The proposal, called the National Strategy for Trusted Identities in Cyberspace, sounded alarming to some critics.
“If I’m posting on a blog, reading, browsing, who needs to know who I am? Why is it so important that my identity be verified and authenticated?” said Tien. “We have a tendency to say, ‘Well, gee, there are all these problems, so we need to know people’s identity.’ But identity isn’t security. You don’t automatically know what to do about someone just because you know who they are.”
Contested concepts
Even a raft of new laws and legal precedents can’t be the only answer. Beyond legal remedies, there has to be a cultural component.
“Much of our sense of privacy in the world isn’t guaranteed by law,” said Tien. “It’s guaranteed by people acting within traditional bounds.” Unfortunately, he said, “Technology screws this up. It accelerates social change in ways where people aren’t sure what the norms are.”
Justin Silverman, a law student at Suffolk University who blogs for Suffolk Media Law and the Citizen Media Law Project, said he suspects that ultimately people’s sensibilities will adapt as folks get “more comfortable with information online” and a lot of these issues will “solve themselves.” In the meantime, he said, “[The] market will take care of some things.”
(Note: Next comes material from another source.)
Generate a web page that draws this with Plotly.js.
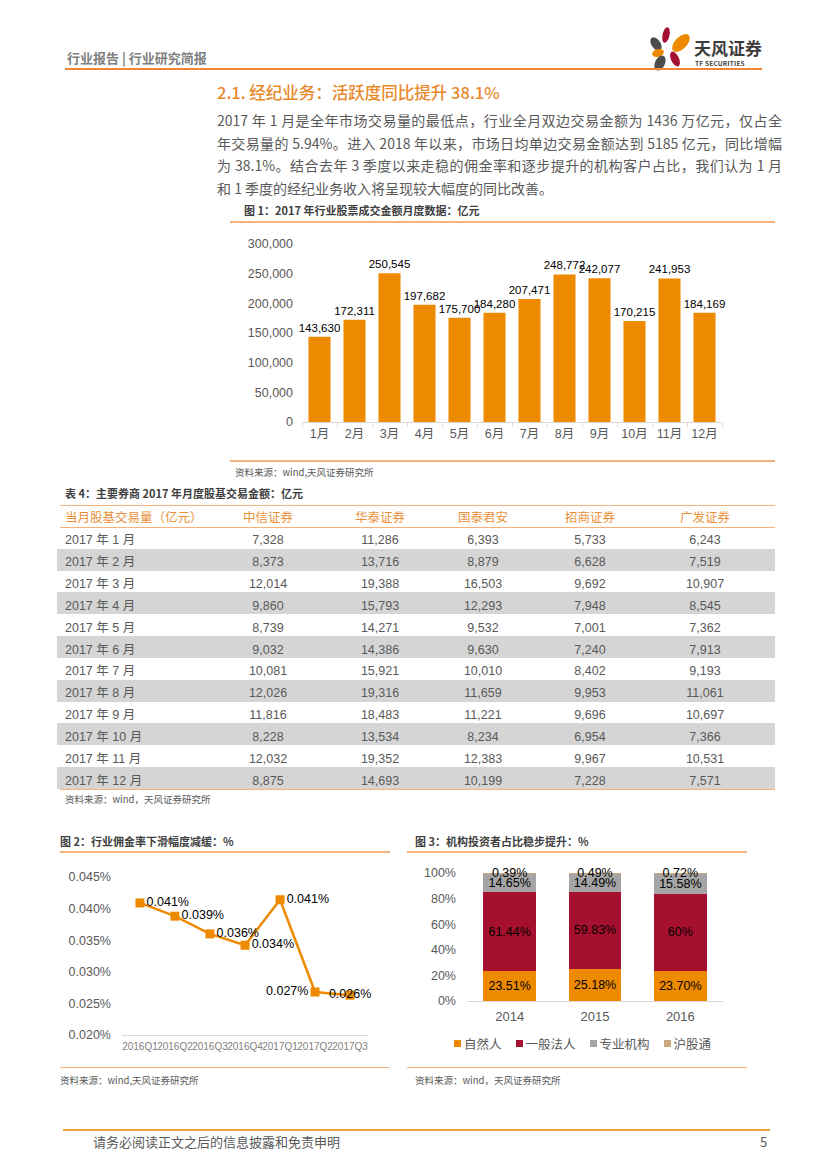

Indeed, even as they’ve helped create some of these issues, technology and the private sector have huge roles to play. People are starting to demand it. The Wall Street Journal reported recently that “companies with ideas on how to protect personal information”—firms such as Abine and TRUSTe—“are a new favorite of venture capitalists.”
A lot of Internet companies, according to Polonetsky, are simply saying: “I’ve had enough of this. I have some pretty big plans to do some pretty good things with technology, and I don’t want to be called a bad guy. I’m ready to have the practices that seem to be of grave concern taken off the table so I can roll things out.”
Even as the technology evolves, and legislators and courts and corporations slowly smarten up, and society gets more Web-savvy, some of this stuff will always be with us.
Tien mentioned a phrase he likes from philosophy: essentially contested concept. That’s an idea that pretty much everybody recognizes and agrees exists in theory—justice, say—but on which there’s little concurrence about just what it is and how to achieve it.
“Privacy is essentially contested,” said Tien. “We want to protect our privacy, but there are grand incentives to know more about us. Combine this problem of competing incentives with the problem of how hard a problem it is to solve and how every era changes the technology: Even if the problem gets solved for the telephone, it didn’t get solved for e-mail, and it didn’t get solved for social networking. It’s always going to be work.”